What to do -
Retype nothing but the lines from the start of the material up to and including the line with "x_pos = list(range(len(categories)))". Pictures don't belong in the copy.

Records for this exercise -
*****

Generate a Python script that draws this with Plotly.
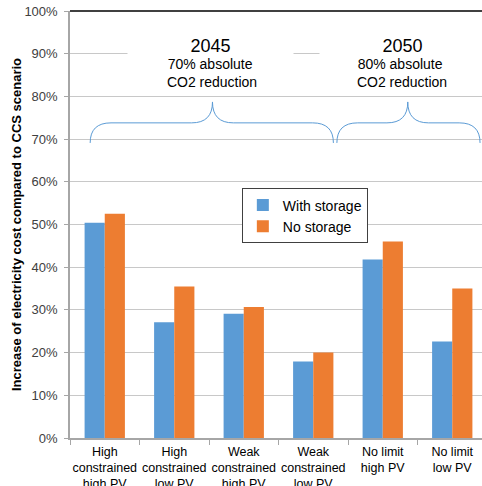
import plotly.graph_objects as go

# Scenario categories and cost increases (%)
categories = [
    "High<br>constrained<br>high PV",
    "High<br>constrained<br>low PV",
    "Weak<br>constrained<br>high PV",
    "Weak<br>constrained<br>low PV",
    "No limit<br>high PV",
    "No limit<br>low PV",
]
with_storage = [50.4, 27.1, 29.1, 17.9, 41.8, 22.6]
no_storage = [52.5, 35.5, 30.7, 20.0, 46.0, 35.0]
y_ticks = [0, 10, 20, 30, 40, 50, 60, 70, 80, 90, 100]

BLUE = "#5B9BD5"
ORANGE = "#ED7D31"
FONT = "Liberation Sans, Arial, sans-serif"

x_pos = list(range(len(categories)))

fig = go.Figure()
fig.add_trace(go.Bar(x=x_pos, y=with_storage, name="With storage",
                     marker=dict(color=BLUE, line=dict(width=0))))
fig.add_trace(go.Bar(x=x_pos, y=no_storage, name="No storage",
                     marker=dict(color=ORANGE, line=dict(width=0))))


def brace_path(x0, x1, xp, yb, yf, yt, r):
    """Curly brace opening downward: ends at yb, flat at yf, tip at yt."""
    return (f"M {x0},{yb} Q {x0},{yf} {x0 + r},{yf} "
            f"L {xp - r},{yf} Q {xp},{yf} {xp},{yt} "
            f"Q {xp},{yf} {xp + r},{yf} "
            f"L {x1 - r},{yf} Q {x1},{yf} {x1},{yb}")


shapes = [
    dict(type="path", xref="x", yref="y", layer="above",
         path=brace_path(-0.21, 3.29, 1.55, 69.1, 73.8, 78.7, 0.3),
         line=dict(color=BLUE, width=1)),
    dict(type="path", xref="x", yref="y", layer="above",
         path=brace_path(3.34, 5.40, 4.36, 69.1, 73.8, 78.7, 0.3),
         line=dict(color=BLUE, width=1)),
    # frame line along the top of the plot area
    dict(type="line", xref="paper", yref="paper", x0=0, x1=1, y0=1, y1=1,
         line=dict(color="black", width=1.5), layer="above"),
]

annotations = [
    dict(x=1.52, y=91.8, xref="x", yref="y", text="2045", showarrow=False,
         font=dict(size=18, color="black", family=FONT), bgcolor="white",
         width=163, height=26, yanchor="middle"),
    dict(x=1.52, y=85.4, xref="x", yref="y",
         text="70% absolute<br> CO2 reduction", showarrow=False,
         font=dict(size=14, color="black", family=FONT),
         yanchor="middle"),
    dict(x=4.28, y=91.8, xref="x", yref="y", text="2050", showarrow=False,
         font=dict(size=18, color="black", family=FONT), bgcolor="white",
         width=163, height=26, yanchor="middle"),
    dict(x=4.25, y=85.4, xref="x", yref="y",
         text="80% absolute<br> CO2 reduction", showarrow=False,
         font=dict(size=14, color="black", family=FONT),
         yanchor="middle"),
]

fig.update_layout(
    width=482, height=486,
    margin=dict(l=70, r=0, t=11, b=48),
    paper_bgcolor="white", plot_bgcolor="white",
    barmode="group", bargap=0.42, bargroupgap=0,
    font=dict(family=FONT, size=13, color="#404040"),
    showlegend=True,
    shapes=shapes, annotations=annotations,
    legend=dict(
        x=0.570, y=0.52, xanchor="center", yanchor="middle",
        bgcolor="white", bordercolor="#404040", borderwidth=1,
        font=dict(size=14, color="black", family=FONT),
        tracegroupgap=0,
    ),
)

fig.update_xaxes(
    range=[-0.5, -0.5 + 412 / 69.5],
    automargin=False,
    tickvals=x_pos, ticktext=categories, ticks="",
    ticklabelstandoff=1,
    showgrid=False, zeroline=False,
    showline=True, linecolor="#A6A6A6", linewidth=1.5,
    tickfont=dict(size=12.5, color="black", family=FONT),
    minor=dict(tickvals=[i - 0.5 for i in range(len(categories) + 1)],
               ticks="outside", ticklen=5, tickcolor="#A6A6A6",
               showgrid=False),
)

fig.update_yaxes(
    range=[0, 100], tickvals=y_ticks,
    automargin=False,
    ticktext=[f"{v}%" for v in y_ticks],
    showgrid=True, gridcolor="#C8C8C8", gridwidth=1.2,
    zeroline=False,
    showline=True, linecolor="#A6A6A6", linewidth=1.5,
    ticks="outside", ticklen=4, tickcolor="#A6A6A6",
    ticklabelstandoff=4,
    tickfont=dict(size=13, color="#404040", family=FONT),
    title=dict(text="<b>Increase of electricity cost compared to CCS scenario</b>",
               font=dict(size=13, color="black", family=FONT), standoff=0),
)

fig.write_html("out.html")
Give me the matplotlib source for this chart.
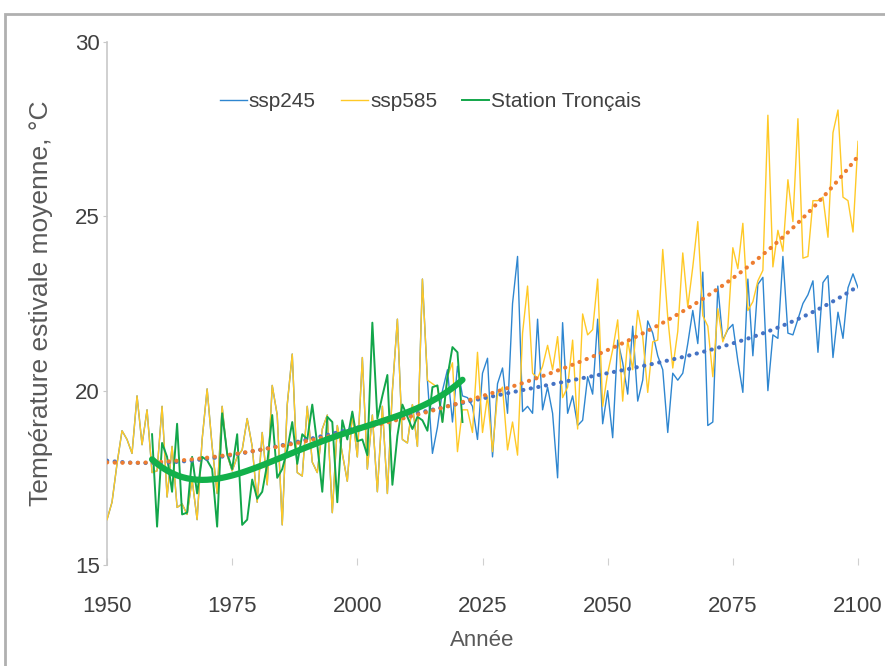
import numpy as np
import matplotlib
matplotlib.use("Agg")
import matplotlib.pyplot as plt
from matplotlib.patches import Rectangle

plt.rcParams['font.family'] = ['Liberation Sans Narrow', 'Liberation Sans', 'DejaVu Sans']

# historique commun (1950-2014)
annees_hist = list(range(1950, 2015))
hist = [16.3, 16.8, 17.9, 18.85, 18.6, 18.2, 19.85, 18.45, 19.45, 17.65,
        17.7, 19.55, 16.95, 18.4, 16.65, 16.75, 16.45, 17.45, 16.3, 18.6,
        20.05, 18.4, 17.05, 19.55, 18.15, 17.7, 18.1, 18.3, 19.2, 18.4,
        16.8, 18.8, 17.3, 20.15, 19.3, 16.15, 19.6, 21.05, 17.65, 17.55,
        19.55, 17.95, 17.65, 18.9, 19.3, 16.5, 19.0, 18.2, 17.4, 19.35,
        18.1, 20.95, 17.75, 19.3, 17.1, 19.55, 17.05, 20.0, 22.05, 18.6,
        18.5, 19.6, 18.4, 23.2, 20.3]

# scénarios (2015-2100)
annees_ssp = list(range(2015, 2101))
ssp245 = [18.2, 18.95, 20.0, 20.6, 19.1, 20.7, 19.85, 19.8, 19.55, 18.6,
          20.5, 20.93, 18.1, 20.2, 20.65, 19.35, 22.5, 23.85, 19.4, 19.55,
          19.35, 22.05, 19.45, 20.1, 19.35, 17.5, 21.95, 19.35, 19.85, 19.0,
          19.15, 20.4, 19.9, 22.05, 19.05, 20.0, 18.65, 21.45, 20.8, 19.9,
          21.85, 19.7, 20.3, 22.0, 21.65, 21.0, 20.6, 18.8, 20.5, 20.3,
          20.5, 21.35, 22.3, 21.35, 23.4, 19.0, 19.1, 23.0, 21.45, 21.75,
          21.9, 20.85, 19.95, 23.2, 21.0, 23.05, 23.25, 20.0, 21.6, 21.5,
          23.85, 21.65, 21.6, 22.05, 22.5, 22.75, 23.15, 21.1, 23.1, 23.3,
          20.95, 22.25, 21.5, 22.95, 23.35, 22.95]
ssp585 = [20.2, 20.1, 19.1, 20.4, 20.8, 18.25, 19.45, 19.45, 18.8, 21.1,
          18.8, 19.85, 18.25, 19.9, 20.1, 18.3, 19.1, 18.15, 21.65, 23.0,
          20.5, 20.35, 20.7, 21.3, 20.6, 21.55, 19.8, 20.1, 21.45, 18.9,
          22.2, 21.6, 21.75, 23.2, 19.55, 20.5, 21.17, 22.03, 19.7, 21.45,
          20.6, 22.3, 21.55, 19.95, 21.4, 21.45, 24.05, 22.1, 20.65, 21.7,
          23.95, 22.4, 23.55, 24.85, 22.15, 21.85, 20.4, 22.35, 21.4, 21.8,
          24.1, 23.5, 24.8, 22.3, 22.55, 23.15, 23.45, 27.9, 23.55, 24.6,
          24.0, 26.05, 24.85, 27.8, 23.8, 23.85, 25.45, 25.45, 25.55, 24.4,
          27.4, 28.05, 25.55, 25.45, 24.55, 27.15]

# station Tronçais (1959-2021)
annees_station = list(range(1959, 2022))
station = [18.75, 16.1, 18.5, 18.1, 17.1, 19.05, 16.45, 16.5, 18.1, 17.05,
           18.1, 18.0, 17.75, 16.1, 19.35, 18.2, 17.75, 18.75, 16.15, 16.3,
           17.45, 16.9, 17.1, 17.9, 19.3, 17.5, 17.75, 18.3, 19.1, 17.9,
           18.75, 18.6, 19.6, 18.45, 17.1, 19.25, 19.1, 16.8, 19.15, 18.6,
           19.4, 18.55, 18.6, 18.15, 21.95, 19.2, 19.85, 20.45, 17.3, 18.7,
           19.6, 19.25, 18.9, 19.25, 19.15, 18.85, 20.1, 20.15, 19.1, 20.4,
           21.25, 21.1, 19.1]

x_all = np.array(annees_hist + annees_ssp)
y245 = np.array(hist + ssp245)
y585 = np.array(hist + ssp585)
xs = np.array(annees_station)
ys = np.array(station)

# courbes de tendance polynomiales (comme Excel)
P = np.polynomial.Polynomial
t245 = P.fit(x_all, y245, 4)(x_all)
t585 = P.fit(x_all, y585, 4)(x_all)
ts = P.fit(xs, ys, 4)(xs)

fig = plt.figure(figsize=(8.85, 6.66), dpi=100)
ax = fig.add_axes([0.1209, 0.1517, 0.8486, 0.7852])

# cadre gris autour du graphique
fig.patches.append(Rectangle((5 / 885, -0.1), 1.2, 1.1 - 14 / 666, transform=fig.transFigure,
                             fill=False, edgecolor="#b0b0b0", linewidth=2))

ax.plot(x_all, y245, color="#2e86d0", linewidth=1.0, label="ssp245", zorder=2)
ax.plot(x_all, y585, color="#ffc926", linewidth=1.0, label="ssp585", zorder=3)
ax.plot(xs, ys, color="#12a64a", linewidth=1.4, label="Station Tronçais", zorder=4)

dot = (0, (0.05, 1.8))
ax.plot(x_all, t245, color="#4472c4", linewidth=3.0, linestyle=dot, dash_capstyle="round", zorder=5)
ax.plot(x_all, t585, color="#ed7d31", linewidth=3.0, linestyle=dot, dash_capstyle="round", zorder=5)
ax.plot(xs, ts, color="#12b04a", linewidth=4.5, solid_capstyle="round", zorder=6)

ax.set_xlim(1950, 2100)
ax.set_ylim(15, 30)
ax.set_xticks([1950, 1975, 2000, 2025, 2050, 2075, 2100])
ax.set_yticks([15, 20, 25, 30])

for s in ["top", "right", "bottom"]:
    ax.spines[s].set_visible(False)
ax.spines["left"].set_color("#c8c8c8")
ax.spines["left"].set_linewidth(1.2)
ax.tick_params(axis="y", length=3, color="#c8c8c8", labelsize=16, labelcolor="#404040", pad=2)
ax.tick_params(axis="x", length=5, direction="in", color="#d0d0d0", labelsize=16,
               labelcolor="#404040", pad=22)

ax.set_xlabel("Année", fontsize=16, color="#595959", labelpad=10)
ax.set_ylabel("Température estivale moyenne, °C", fontsize=19, color="#595959")
ax.yaxis.set_label_coords(-0.072, 0.5)

ax.legend(loc="upper left", bbox_to_anchor=(0.125, 0.94), ncol=3, frameon=False,
          fontsize=15, handlelength=1.3, handletextpad=0.1, columnspacing=1.2,
          labelcolor="#404040")

plt.savefig("out.png", dpi=100)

*****

Full response -
Generate a Python script that draws this with Plotly.
import plotly.graph_objects as go

# Scenario categories and cost increases (%)
categories = [
    "High<br>constrained<br>high PV",
    "High<br>constrained<br>low PV",
    "Weak<br>constrained<br>high PV",
    "Weak<br>constrained<br>low PV",
    "No limit<br>high PV",
    "No limit<br>low PV",
]
with_storage = [50.4, 27.1, 29.1, 17.9, 41.8, 22.6]
no_storage = [52.5, 35.5, 30.7, 20.0, 46.0, 35.0]
y_ticks = [0, 10, 20, 30, 40, 50, 60, 70, 80, 90, 100]

BLUE = "#5B9BD5"
ORANGE = "#ED7D31"
FONT = "Liberation Sans, Arial, sans-serif"

x_pos = list(range(len(categories)))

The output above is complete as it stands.